The ECPA focused on intercepting electronic communications. “The Fourth Amendment was traditionally tied to a person’s house,” Green said. “So courts had a difficult time accommodating new technologies for which physical space is largely irrelevant.”
Courts face difficulties in applying both the ECPA and the Fourth Amendment to cases involving technology. Where social media are concerned, “there is a question of what is ‘communication,’” Green said. “Cases are all over the place about what a communication is. Text messages are a communication, but ECPA has all these obsolete terms, so [in one recent case, the parties] had to put [all the technology terms] in boxes set up in 1986.”
“The Privacy Act requires agencies to specify their purposes [in collecting data],” Wilshusen said. In some cases, agencies may identify a purpose and then add “and other purposes,” which Wilshusen said is “overly broad.”
The E-Government Act of 2002 (which includes FISMA), though mainly focused on threats and cybersecurity, “requires a privacy impact assessment (PIA),” Wilshusen said. “Agencies should assess privacy risks and identify and set up controls before they develop a system to collect data. They don’t always do that.
Part of privacy law is establishing an effective mechanism for informing the public about the information being collected and how it’s being used. “Now, notices are made in the Federal Register,” Wilshusen said. “There are concerns about the public not being effectively informed by this method.”
Despite the relevant laws’ limitations, “agencies should continue to implement the provisions of the Privacy Act,” Wilshusen said. “That includes privacy impact assessments and systems of records notice-the information to be collected, how it will be used and for what purposes. All of it should be made known to the public.”
Not everyone agrees with the GAO recommendation. “The Electronic Communications Privacy Act seemed like a good idea in 1986,” Green said, “but it soon became obvious that it’s ridiculous for Congress to try to pass laws in this area because technology changes so fast. However, if we’re stuck with the 1986 law, then law enforcement has to guess how the courts will rule. Is it better to have the courts or the legislatures make the rules as technology evolves? Since 1986, the courts have been making the call.”
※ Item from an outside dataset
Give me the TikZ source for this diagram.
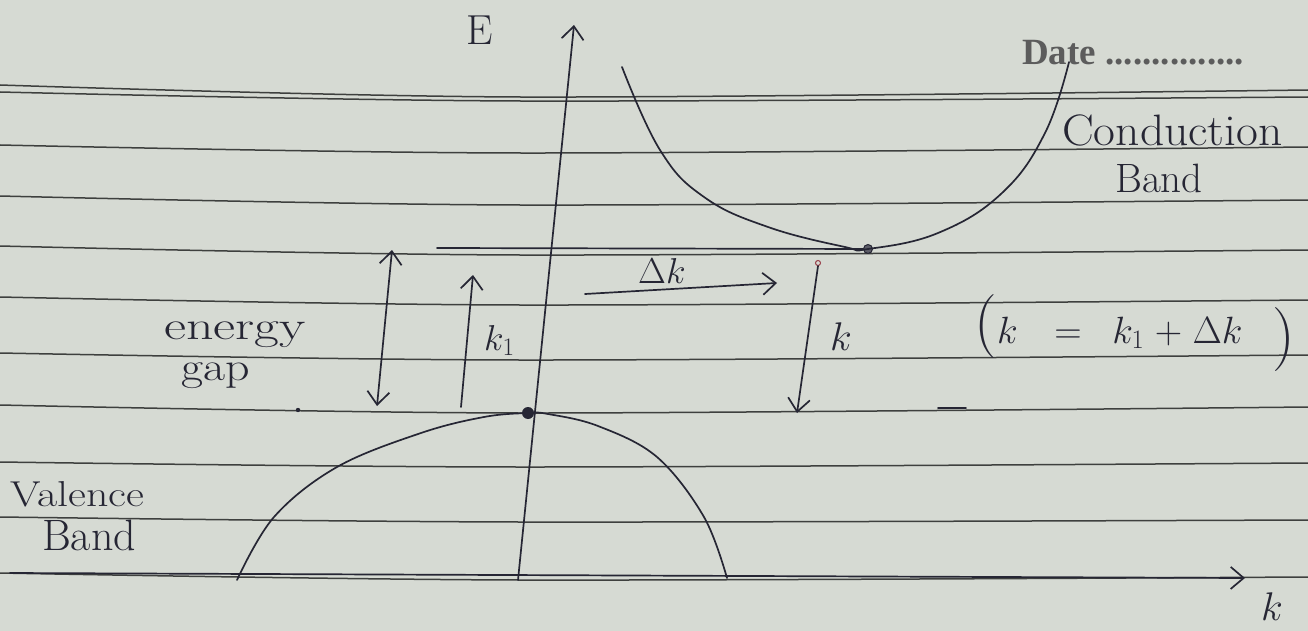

Some in Congress do think new laws are the answer. On August 12, Congressman Jerrold Nadler (D-NY), the ranking member of the House Judiciary Subcommittee on the Constitution, and Congressman John Conyers, ranking member of the House Judiciary Committee, introduced the Electronic Communications Privacy Act Modernization Act of 2012.
In a written statement prepared for Breaking Gov, Nadler, the lead sponsor of the bill, said, “There is no question that we must update our electronic privacy laws for the new age we live in. Our legislation would remove any legal disarray or confusion on the matter and create a single due process standard for government access to materials stored by covered entities in the cloud, on laptops, and on other devices, requiring search warrants based on probable cause. Making these clarifications will both protect consumers from unwarranted invasion of privacy and ensure that industry stakeholders are able to adequately apply the law.”
Until this bill becomes law or other remedies emerge, Wilshusen says agencies that need help with clarifying and implementing privacy laws can turn to OMB and the National Institute of Standards and Technology. For agency executives, the Privacy Committee of the Federal Chief Information Officers Council may also be a resource.